Like Lane’s Manners, Heyworth-Dunne’s text is far more descriptive than analytical, but lacks Manners’ personal, sometimes emotional, attachment to the subject and influence on the prose, as well as its enticing narrative structure. This makes An Introduction even less amiable to retention and very easy to skim through, since the majority reads like a long list of facts and details connected in prose form. It is framed by an explicit, if simple, narrative, however, and thus his trajectory is easier to summarize than Lane’s. Heyworth-Dunne’s overarching objective is to outline Egypt’s educational structures prior to the British occupation (education after 1882 was the subject of the planned second volume), and he begins taking the classic Orientalist approach of dismissing everything in Egypt that came before Napoleon’s invasion as theological and ineffective. He sees the Egyptian system prior to 1798 as inconsequential ultimately, implicitly rejecting the notion that it might have had any meaningful influence on future developments, except perhaps to hinder them. While he is too forgiving to blame this on the “backwardness” of the society, he still manages to eliminate the value of Islamic educational structures by implying that they are simply a cultural quirk that must be accepted for what they are and, ultimately, ignored.

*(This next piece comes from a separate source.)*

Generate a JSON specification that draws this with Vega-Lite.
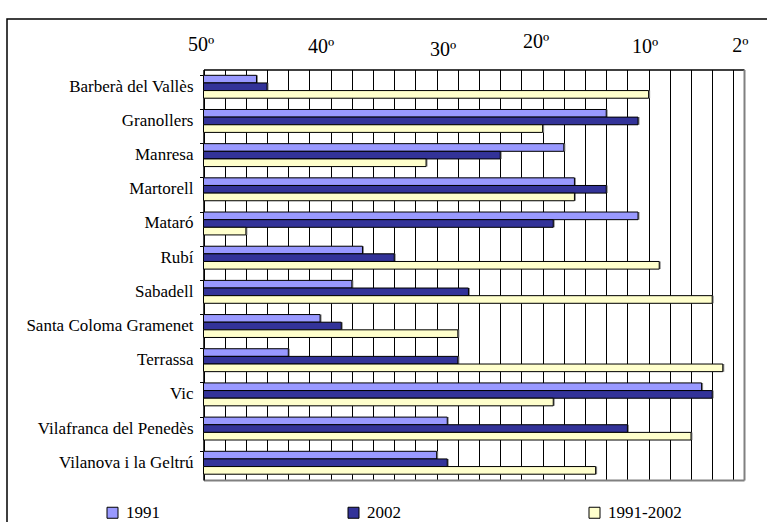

The author’s criticism of the reign of Muhammad Ali essentially follows the same notion, as he accuses the Egyptian ruler of implementing “modern” systems only superficially and for the benefit of the military rather than the population at large. He therefore offered little pushback to the resistance of traditional religious institutions in rejecting educational change. A lengthy analysis of the policies of Muhammad Ali’s successors comes to the conclusion that they ultimately did not fare better in instilling “modernity” into their subjects or engaging an effective battle against the religious conservatives who resisted “progress”. Thus the narrative concludes with the notion that the British intervention was necessary for numerous reasons, but that Egypt could never have “advanced” without the presence of western tutelage in establishing a modern educational system.

Overall, there is not much more to summarize about An Introduction to the History of Education in Modern Egypt and, although it is technically a secondary source, its value today is chiefly as a primary one. Even though Heyworth-Dunne perceives Egypt’s independent attempts to institute western education as a failure, one he blames in large part on Islam, his outlook is optimistic (if patronizingly), as he sees the Muhammad Ali dynasty’s efforts as, if not necessary to the successful implementation of western education that would arrive with the British, then at least a significant boon in that direction. Thus it is in the details, the rigorous coverage of the scope of Egyptian education during the era and its minutiae, that a historian will likely find this work most useful, if they can explore this tome with a critical eye and repurpose its resources towards a less biased perspective on the nation’s history.